■ **Aim**
Copy the records below exactly, starting at the line that contains "Generate a web" and ending at the line that contains "23, tickFormat: d"; leave out any pictures.

■ **Records from a collection**
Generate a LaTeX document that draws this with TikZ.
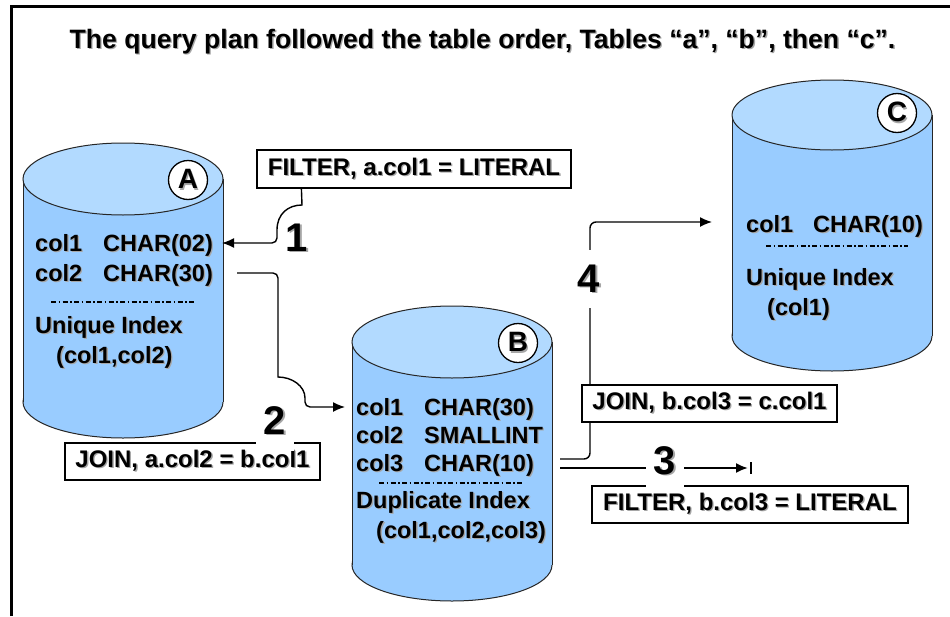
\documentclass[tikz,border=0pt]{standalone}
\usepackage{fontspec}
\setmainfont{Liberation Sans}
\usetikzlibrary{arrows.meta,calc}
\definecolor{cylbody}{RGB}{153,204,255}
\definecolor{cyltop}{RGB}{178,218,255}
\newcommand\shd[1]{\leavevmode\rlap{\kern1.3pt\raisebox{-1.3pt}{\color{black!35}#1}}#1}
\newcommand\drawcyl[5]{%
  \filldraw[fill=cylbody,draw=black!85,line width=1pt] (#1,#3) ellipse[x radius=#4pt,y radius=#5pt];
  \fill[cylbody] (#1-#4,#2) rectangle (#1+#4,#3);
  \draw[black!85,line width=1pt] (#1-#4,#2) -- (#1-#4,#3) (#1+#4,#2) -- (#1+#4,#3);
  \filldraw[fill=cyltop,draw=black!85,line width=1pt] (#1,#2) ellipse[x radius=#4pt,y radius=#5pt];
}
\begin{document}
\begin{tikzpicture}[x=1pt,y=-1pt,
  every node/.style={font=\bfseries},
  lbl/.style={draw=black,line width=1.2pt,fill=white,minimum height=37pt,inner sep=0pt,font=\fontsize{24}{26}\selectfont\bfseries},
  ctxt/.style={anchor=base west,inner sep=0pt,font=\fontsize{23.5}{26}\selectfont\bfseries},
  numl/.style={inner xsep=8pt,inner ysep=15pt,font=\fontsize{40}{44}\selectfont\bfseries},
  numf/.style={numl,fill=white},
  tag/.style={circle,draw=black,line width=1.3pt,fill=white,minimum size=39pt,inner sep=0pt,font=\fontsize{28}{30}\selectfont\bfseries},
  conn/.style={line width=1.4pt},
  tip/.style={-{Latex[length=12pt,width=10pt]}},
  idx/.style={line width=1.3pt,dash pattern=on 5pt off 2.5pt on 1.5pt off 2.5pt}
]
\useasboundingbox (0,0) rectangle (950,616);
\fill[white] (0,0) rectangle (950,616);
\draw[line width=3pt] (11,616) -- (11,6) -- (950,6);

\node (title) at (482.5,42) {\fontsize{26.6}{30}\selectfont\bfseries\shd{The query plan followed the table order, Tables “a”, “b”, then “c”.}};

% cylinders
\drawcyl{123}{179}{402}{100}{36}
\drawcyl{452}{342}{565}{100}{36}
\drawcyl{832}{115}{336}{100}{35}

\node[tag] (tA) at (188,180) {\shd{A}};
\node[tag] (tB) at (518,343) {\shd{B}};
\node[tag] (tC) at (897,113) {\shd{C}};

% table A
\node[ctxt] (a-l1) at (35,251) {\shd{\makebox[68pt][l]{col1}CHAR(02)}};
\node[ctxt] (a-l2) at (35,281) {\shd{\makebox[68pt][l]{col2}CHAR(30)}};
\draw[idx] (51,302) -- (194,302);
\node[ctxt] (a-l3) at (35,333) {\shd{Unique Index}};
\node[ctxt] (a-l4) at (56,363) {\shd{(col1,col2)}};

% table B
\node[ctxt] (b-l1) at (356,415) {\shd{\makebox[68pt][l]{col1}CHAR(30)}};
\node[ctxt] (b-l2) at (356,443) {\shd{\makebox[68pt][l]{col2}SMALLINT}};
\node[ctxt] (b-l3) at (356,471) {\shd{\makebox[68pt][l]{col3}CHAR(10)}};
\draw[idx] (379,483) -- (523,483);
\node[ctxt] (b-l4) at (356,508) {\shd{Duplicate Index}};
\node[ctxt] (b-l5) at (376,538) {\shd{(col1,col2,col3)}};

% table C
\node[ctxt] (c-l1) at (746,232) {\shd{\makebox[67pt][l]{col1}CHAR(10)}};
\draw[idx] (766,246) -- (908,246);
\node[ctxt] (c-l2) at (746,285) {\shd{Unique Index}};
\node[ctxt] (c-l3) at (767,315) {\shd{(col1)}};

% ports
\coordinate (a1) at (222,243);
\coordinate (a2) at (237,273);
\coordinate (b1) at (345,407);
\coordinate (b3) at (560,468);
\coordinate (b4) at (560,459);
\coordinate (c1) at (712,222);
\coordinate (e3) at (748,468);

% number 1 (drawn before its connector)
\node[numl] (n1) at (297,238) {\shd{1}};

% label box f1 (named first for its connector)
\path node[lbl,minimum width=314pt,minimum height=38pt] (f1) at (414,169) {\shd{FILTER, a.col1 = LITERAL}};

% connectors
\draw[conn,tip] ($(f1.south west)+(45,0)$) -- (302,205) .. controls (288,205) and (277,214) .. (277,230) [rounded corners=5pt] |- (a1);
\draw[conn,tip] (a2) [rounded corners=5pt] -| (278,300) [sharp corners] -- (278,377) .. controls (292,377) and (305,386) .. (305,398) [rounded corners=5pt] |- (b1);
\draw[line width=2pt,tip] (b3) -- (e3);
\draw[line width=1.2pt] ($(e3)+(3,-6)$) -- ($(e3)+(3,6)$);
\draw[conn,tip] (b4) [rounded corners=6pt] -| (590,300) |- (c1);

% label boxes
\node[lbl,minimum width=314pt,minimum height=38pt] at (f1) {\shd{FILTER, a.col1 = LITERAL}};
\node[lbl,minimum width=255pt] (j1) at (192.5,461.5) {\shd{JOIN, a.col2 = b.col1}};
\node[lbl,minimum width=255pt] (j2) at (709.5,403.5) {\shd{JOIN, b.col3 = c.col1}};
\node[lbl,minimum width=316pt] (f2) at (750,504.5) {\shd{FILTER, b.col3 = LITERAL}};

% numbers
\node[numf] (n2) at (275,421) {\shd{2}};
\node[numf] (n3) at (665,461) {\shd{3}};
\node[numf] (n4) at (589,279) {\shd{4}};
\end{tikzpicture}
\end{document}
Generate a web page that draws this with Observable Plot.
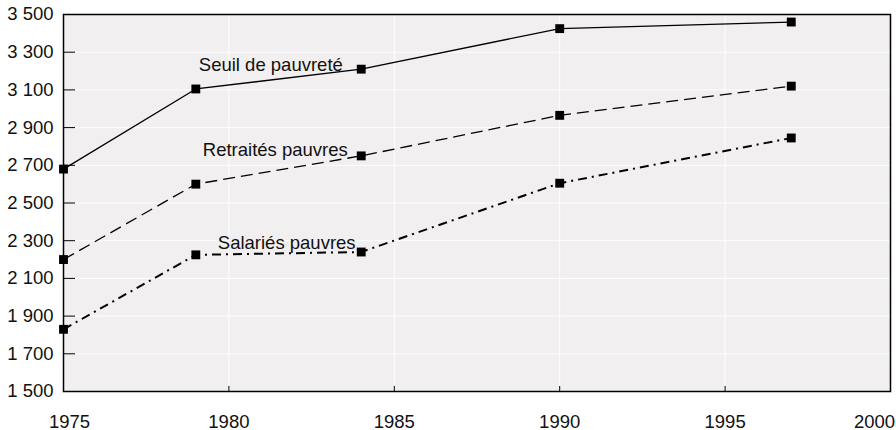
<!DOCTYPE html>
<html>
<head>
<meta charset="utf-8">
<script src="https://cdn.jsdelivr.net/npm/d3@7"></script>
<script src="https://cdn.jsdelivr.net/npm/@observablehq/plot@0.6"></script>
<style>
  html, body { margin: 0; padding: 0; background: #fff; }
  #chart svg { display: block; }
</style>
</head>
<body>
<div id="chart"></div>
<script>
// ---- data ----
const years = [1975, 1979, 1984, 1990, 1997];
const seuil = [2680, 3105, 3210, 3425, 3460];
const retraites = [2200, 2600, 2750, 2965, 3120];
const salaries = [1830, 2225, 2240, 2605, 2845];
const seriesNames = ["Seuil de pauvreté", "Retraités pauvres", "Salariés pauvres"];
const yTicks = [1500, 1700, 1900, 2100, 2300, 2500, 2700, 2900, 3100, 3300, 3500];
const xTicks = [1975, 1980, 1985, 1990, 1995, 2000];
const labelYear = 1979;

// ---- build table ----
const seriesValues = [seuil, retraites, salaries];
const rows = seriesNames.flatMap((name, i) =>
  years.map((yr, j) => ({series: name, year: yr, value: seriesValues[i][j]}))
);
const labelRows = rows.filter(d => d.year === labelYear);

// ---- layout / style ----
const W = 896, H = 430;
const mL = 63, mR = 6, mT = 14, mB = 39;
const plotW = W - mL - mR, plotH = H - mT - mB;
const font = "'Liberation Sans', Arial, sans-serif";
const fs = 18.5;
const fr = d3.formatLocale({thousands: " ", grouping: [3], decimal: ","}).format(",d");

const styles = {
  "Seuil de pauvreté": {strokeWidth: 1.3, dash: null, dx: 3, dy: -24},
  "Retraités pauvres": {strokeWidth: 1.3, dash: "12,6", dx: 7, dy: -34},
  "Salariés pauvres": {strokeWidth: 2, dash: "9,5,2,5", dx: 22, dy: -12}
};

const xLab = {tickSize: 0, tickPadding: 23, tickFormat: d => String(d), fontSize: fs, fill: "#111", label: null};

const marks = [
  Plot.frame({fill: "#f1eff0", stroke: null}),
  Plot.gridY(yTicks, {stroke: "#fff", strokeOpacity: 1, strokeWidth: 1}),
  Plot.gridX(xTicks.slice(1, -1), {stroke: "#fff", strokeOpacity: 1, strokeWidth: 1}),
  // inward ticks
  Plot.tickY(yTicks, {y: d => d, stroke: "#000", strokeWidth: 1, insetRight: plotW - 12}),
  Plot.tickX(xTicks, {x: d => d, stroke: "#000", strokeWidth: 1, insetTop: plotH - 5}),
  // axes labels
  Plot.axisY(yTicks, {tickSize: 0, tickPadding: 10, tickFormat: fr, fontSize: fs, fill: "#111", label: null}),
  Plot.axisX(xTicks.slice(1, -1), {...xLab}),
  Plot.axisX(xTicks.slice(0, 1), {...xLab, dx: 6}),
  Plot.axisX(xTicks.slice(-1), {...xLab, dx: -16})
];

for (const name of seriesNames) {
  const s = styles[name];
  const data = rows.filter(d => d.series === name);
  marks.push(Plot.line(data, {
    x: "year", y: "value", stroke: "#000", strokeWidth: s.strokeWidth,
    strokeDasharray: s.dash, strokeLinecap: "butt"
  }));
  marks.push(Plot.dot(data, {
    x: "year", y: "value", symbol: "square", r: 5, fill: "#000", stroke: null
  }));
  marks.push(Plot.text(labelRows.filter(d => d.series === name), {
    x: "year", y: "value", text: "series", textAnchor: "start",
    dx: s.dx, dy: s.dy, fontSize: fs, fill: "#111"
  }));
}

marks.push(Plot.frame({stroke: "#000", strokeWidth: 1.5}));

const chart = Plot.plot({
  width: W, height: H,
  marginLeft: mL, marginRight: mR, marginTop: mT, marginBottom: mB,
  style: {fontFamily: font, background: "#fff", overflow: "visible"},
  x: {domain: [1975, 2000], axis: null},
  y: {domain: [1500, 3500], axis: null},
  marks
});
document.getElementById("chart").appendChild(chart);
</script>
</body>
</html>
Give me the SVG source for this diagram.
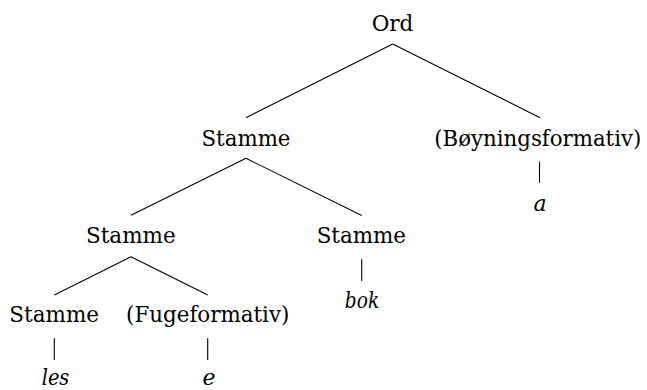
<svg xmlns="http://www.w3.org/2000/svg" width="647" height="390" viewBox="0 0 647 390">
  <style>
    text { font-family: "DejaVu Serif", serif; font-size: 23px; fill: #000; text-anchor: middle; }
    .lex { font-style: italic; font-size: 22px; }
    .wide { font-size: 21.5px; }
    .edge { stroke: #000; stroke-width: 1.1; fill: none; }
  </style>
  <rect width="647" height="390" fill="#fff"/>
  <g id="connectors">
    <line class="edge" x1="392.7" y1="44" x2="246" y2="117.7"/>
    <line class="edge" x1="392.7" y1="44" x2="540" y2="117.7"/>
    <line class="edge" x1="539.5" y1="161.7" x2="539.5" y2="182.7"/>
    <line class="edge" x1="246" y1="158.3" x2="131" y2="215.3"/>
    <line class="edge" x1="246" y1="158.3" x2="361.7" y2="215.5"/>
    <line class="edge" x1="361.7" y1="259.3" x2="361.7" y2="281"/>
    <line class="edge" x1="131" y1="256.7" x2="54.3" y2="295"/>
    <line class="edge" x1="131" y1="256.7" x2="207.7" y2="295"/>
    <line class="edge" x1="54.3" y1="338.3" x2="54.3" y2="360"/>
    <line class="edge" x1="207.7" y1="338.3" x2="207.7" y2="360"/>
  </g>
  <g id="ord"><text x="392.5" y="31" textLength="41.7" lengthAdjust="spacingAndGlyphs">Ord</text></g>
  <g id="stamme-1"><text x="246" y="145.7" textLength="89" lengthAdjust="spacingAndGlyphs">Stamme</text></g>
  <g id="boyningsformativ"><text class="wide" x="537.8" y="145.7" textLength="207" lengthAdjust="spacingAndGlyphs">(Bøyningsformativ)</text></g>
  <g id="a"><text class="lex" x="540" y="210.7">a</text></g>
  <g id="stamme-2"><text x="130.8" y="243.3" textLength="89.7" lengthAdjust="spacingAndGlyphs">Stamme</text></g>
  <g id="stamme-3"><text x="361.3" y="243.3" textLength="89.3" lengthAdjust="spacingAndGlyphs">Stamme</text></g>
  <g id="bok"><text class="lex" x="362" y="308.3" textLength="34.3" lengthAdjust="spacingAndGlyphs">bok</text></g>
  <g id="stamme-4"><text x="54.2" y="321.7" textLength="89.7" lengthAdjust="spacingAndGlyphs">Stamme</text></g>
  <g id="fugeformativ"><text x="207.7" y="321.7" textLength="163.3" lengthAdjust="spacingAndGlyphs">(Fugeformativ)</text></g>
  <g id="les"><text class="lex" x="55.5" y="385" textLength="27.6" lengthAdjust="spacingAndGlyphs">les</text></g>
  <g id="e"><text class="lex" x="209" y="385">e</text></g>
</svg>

■ **Solution to the exercise**
Generate a web page that draws this with Observable Plot.
<!DOCTYPE html>
<html>
<head>
<meta charset="utf-8">
<script src="https://cdn.jsdelivr.net/npm/d3@7"></script>
<script src="https://cdn.jsdelivr.net/npm/@observablehq/plot@0.6"></script>
<style>
  html, body { margin: 0; padding: 0; background: #fff; }
  #chart svg { display: block; }
</style>
</head>
<body>
<div id="chart"></div>
<script>
// ---- data ----
const years = [1975, 1979, 1984, 1990, 1997];
const seuil = [2680, 3105, 3210, 3425, 3460];
const retraites = [2200, 2600, 2750, 2965, 3120];
const salaries = [1830, 2225, 2240, 2605, 2845];
const seriesNames = ["Seuil de pauvreté", "Retraités pauvres", "Salariés pauvres"];
const yTicks = [1500, 1700, 1900, 2100, 2300, 2500, 2700, 2900, 3100, 3300, 3500];
const xTicks = [1975, 1980, 1985, 1990, 1995, 2000];
const labelYear = 1979;

// ---- build table ----
const seriesValues = [seuil, retraites, salaries];
const rows = seriesNames.flatMap((name, i) =>
  years.map((yr, j) => ({series: name, year: yr, value: seriesValues[i][j]}))
);
const labelRows = rows.filter(d => d.year === labelYear);

// ---- layout / style ----
const W = 896, H = 430;
const mL = 63, mR = 6, mT = 14, mB = 39;
const plotW = W - mL - mR, plotH = H - mT - mB;
const font = "'Liberation Sans', Arial, sans-serif";
const fs = 18.5;
const fr = d3.formatLocale({thousands: " ", grouping: [3], decimal: ","}).format(",d");

const styles = {
  "Seuil de pauvreté": {strokeWidth: 1.3, dash: null, dx: 3, dy: -24},
  "Retraités pauvres": {strokeWidth: 1.3, dash: "12,6", dx: 7, dy: -34},
  "Salariés pauvres": {strokeWidth: 2, dash: "9,5,2,5", dx: 22, dy: -12}
};

const xLab = {tickSize: 0, tickPadding: 23, tickFormat: d => String(d), fontSize: fs, fill: "#111", label: null};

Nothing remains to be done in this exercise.